▸ **Provided data**
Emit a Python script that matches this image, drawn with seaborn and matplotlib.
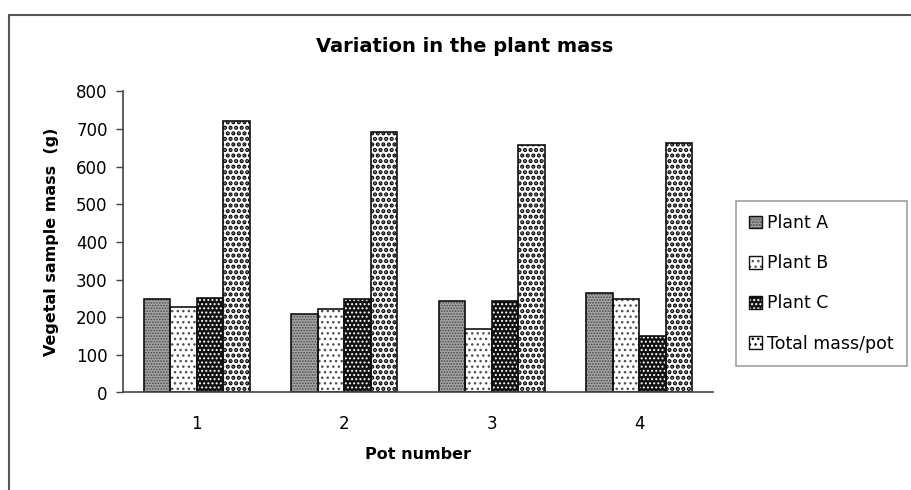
import matplotlib
matplotlib.use("Agg")
import matplotlib.pyplot as plt
from matplotlib.lines import Line2D
from matplotlib.patches import Rectangle
from matplotlib.legend_handler import HandlerTuple
import seaborn as sns
import pandas as pd

# values
pots = ["1", "2", "3", "4"]
series = ["Plant A", "Plant B", "Plant C", "Total mass/pot"]
plant_a = [249, 208, 244, 263]
plant_b = [226, 222, 169, 249]
plant_c = [250, 249, 244, 151]
total_mass = [720, 693, 658, 664]

df = pd.DataFrame({
    "pot": pots * 4,
    "series": [s for s in series for _ in pots],
    "mass": plant_a + plant_b + plant_c + total_mass,
})

sns.set_theme(style="white")
plt.rcParams["font.family"] = ["DejaVu Sans"]
plt.rcParams["text.color"] = "black"
plt.rcParams["axes.labelcolor"] = "black"
plt.rcParams["xtick.color"] = "black"
plt.rcParams["ytick.color"] = "black"
plt.rcParams["hatch.linewidth"] = 1.0

# (face colour, hatch, hatch colour, hatch linewidth) per series
styles = [
    ("#a4a4a4", "......", "#484848", 0.8),
    ("#ffffff", "...", "#505050", 1.0),
    ("#111111", "....", "#ffffff", 0.9),
    ("#ffffff", "...", "#000000", 2.1),
]

fig = plt.figure(figsize=(9.11, 4.9), dpi=100)
ax = fig.add_axes([123 / 911, 1 - 392.5 / 490, 590 / 911, 301.2 / 490])

sns.barplot(data=df, x="pot", y="mass", hue="series", order=pots,
            hue_order=series, width=0.72, ax=ax, legend=False)

handles = []
for container, (face, hatch, hcol, hlw), name in zip(ax.containers, styles, series):
    for bar in container:
        bar.set_facecolor(face)
        bar.set_hatch(hatch)
        bar.set_edgecolor(hcol)
        bar.set_linewidth(0)
        if hasattr(bar, "set_hatch_linewidth"):
            bar.set_hatch_linewidth(hlw)
        # black outline drawn on top of the hatched bar
        ax.add_patch(Rectangle(bar.get_xy(), bar.get_width(), bar.get_height(),
                               fill=False, edgecolor="#111111", linewidth=1.2))
    fill = Rectangle((0, 0), 1, 1, facecolor=face, hatch=hatch,
                     edgecolor=hcol, linewidth=0)
    if hasattr(fill, "set_hatch_linewidth"):
        fill.set_hatch_linewidth(hlw)
    outline = Rectangle((0, 0), 1, 1, fill=False, edgecolor="#111111", linewidth=1.0)
    handles.append((fill, outline))

ax.set_ylim(0, 800)
ax.set_yticks(range(0, 801, 100))
ax.set_xlim(-0.5, 3.5)
ax.tick_params(axis="y", direction="out", length=5, width=1, color="#444444",
               labelsize=12, pad=6, left=True)
ax.tick_params(axis="x", length=0, labelsize=12, pad=16)
for side in ["top", "right"]:
    ax.spines[side].set_visible(False)
for side in ["left", "bottom"]:
    ax.spines[side].set_color("#444444")
    ax.spines[side].set_linewidth(1.2)

ax.set_xlabel("Pot number", fontsize=11.5, fontweight="bold", labelpad=10)
ax.set_ylabel("Vegetal sample mass  (g)", fontsize=11.5, fontweight="bold", labelpad=12)
fig.text(465 / 911, 1 - 46 / 490, "Variation in the plant mass", ha="center",
         va="center", fontsize=14, fontweight="bold")

leg = fig.legend(handles=handles, labels=series, loc="upper left",
                 handler_map={tuple: HandlerTuple(ndivide=1)},
                 bbox_to_anchor=(736 / 911, 1 - 201 / 490), fontsize=12.5,
                 frameon=True, fancybox=False, edgecolor="#888888",
                 handlelength=0.75, handleheight=0.75, handletextpad=0.3,
                 labelspacing=1.28, borderpad=0.75, borderaxespad=0)
leg.get_frame().set_linewidth(1.2)

# outer chart-area border (top and left edges visible)
fig.add_artist(Line2D([8.5 / 911, 1], [1 - 15 / 490, 1 - 15 / 490],
                      transform=fig.transFigure, color="#555555", lw=1.5))
fig.add_artist(Line2D([8.5 / 911, 8.5 / 911], [0, 1 - 15 / 490],
                      transform=fig.transFigure, color="#555555", lw=1.5))

fig.savefig("out.png", dpi=100)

▸ **Problem to solve**
Starting with the first line of the data above and ending with the line containing "import pandas as pd", please restate every line exactly, leaving images out.

▸ **The output**
Emit a Python script that matches this image, drawn with seaborn and matplotlib.
import matplotlib
matplotlib.use("Agg")
import matplotlib.pyplot as plt
from matplotlib.lines import Line2D
from matplotlib.patches import Rectangle
from matplotlib.legend_handler import HandlerTuple
import seaborn as sns
import pandas as pd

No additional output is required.